Who hasn’t chipped or broken a vase or a bowl that they particularly like? In this situation, the first reflex may be to try to glue the pieces back together with superglue and, at worst, to throw them directly in the trash. However, a third alternative exists and can restore the value of the object or even more: it is the kintsugi technique.
This Japanese restoration know-how is in Japan a real passion, so much so that we speak of the art of kintsugi. Beyond the decorative aspect, this repair process also proposes a philosophy of resilience in the face of life’s accidents. So, without further ado, let’s dive into this blog and learn another way of looking at and embellishing scars.
1. What is kintsugi, and where does it come from?
Kintsugi (golden joint) or kintsukuroi (golden repair) is the Japanese art of restoring damaged pottery and tableware. Its particularity lies in the fact that the object is reassembled with gold, giving it a new sublime state.
2. The history of an ancestral art
Kintsugi is one of those Japanese traditions and arts that have survived through time to the present day. Legend has it that this technique was invented in the 15th century, during the reign of the shogun Ashikaga Yoshimasa. After 30 years of difficult and unstable reign, the military leader retired to the mountains east of Kyoto.
In this place of retreat, he surrounds himself with literate monks and aesthetes from all walks of life. These monks brought with them many foreign works of art and developed several art forms: garden, painting, poetry, theater, tea and flower art, Japanese pottery, and ceramics.
One day, while performing the chadô, the tea ceremony, Yoshimasa accidentally damaged his favorite chawan bowl imported from China. He decided to send it back for repair. When he returned it, Yoshimasa found that it had been mended with metal staples and was no longer waterproof. He, therefore, asked his artisans to restore the bowl, giving it back its value and usefulness.

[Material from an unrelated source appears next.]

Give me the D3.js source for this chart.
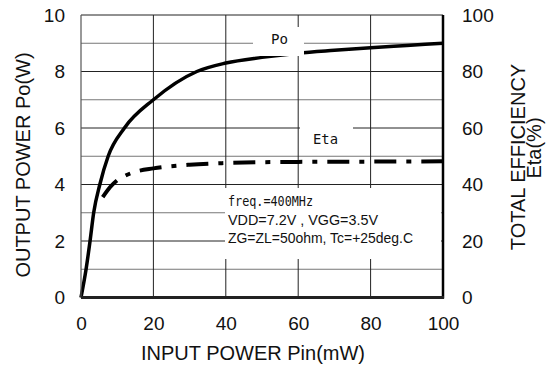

They happened to have the idea of sealing and embellishing the crack lines with golden lacquer, thus giving birth to the art of kintsugi. The artistic style developed at that time, mixing refinement and Zen sobriety, will be known as Higashiyama culture. It will deeply and durably mark the Japanese aesthetic.
3. The stages of kintsukuroi
Kintsukuroi is a slow and progressive process, which can last from a few weeks to a year for some pieces. This technique requires patience, precision, and application in order to achieve the desired result. It can be summarized in 3 main steps:
- To begin, it is necessary to select the object to be restored. Traditionally, kintsukuroi is used to repair porcelain or pottery made of raku or stoneware. However, it is possible to choose any type of cracked or broken terracotta or ceramic vessel: vase, dish, plate, bowl, cup.
- The next step is to glue the pieces back together one by one and/or to fill in the gaps. To do this, we apply Japanese urushi lacquer, a specific gum resin made from tree sap. After the first coat, any touch-ups are made, the surface is allowed to dry again and then polished.
- Finally, the crack lines are lacquered with gold (kintsugi) or silver (gintsugi) powder using the maki-e technique. It is then necessary to dry the object before it can be used again. If the resin is used without metal additives, it is called urushi tsugi.
4. The Philosophy Of Wabi-Sabi
In the Middle Ages, Japan was under the double influence of Zen Buddhism and Chinese Taoism. The principles of Taoism (the way of the Tao) are based on the recognition of energy common to all things (the ch’i), the search for balance between opposing forces (yin and yang), and harmony with nature. Zen philosophy encourages meditative practice and detachment from the material world and rationalism.
From this double influence were born several philosophical and aesthetic concepts in Japan, including that of wabi-sabi, the origin of kintsugi. Wabi teaches the charm of imperfection, while Sabi presents wear and tear as a revelation of identity. In this conception, beauty is not a fixed and perfect image, but evolves with time and events.
The kintsukuroi, by sublimating the object’s flaws and giving it new life, embodies this continuous process of transformation. According to the Zen monk Murata Shuko, the complete creation is of limited interest because it has nothing else to offer. Conversely, the imperfect work is by definition never finished, so it always has potential.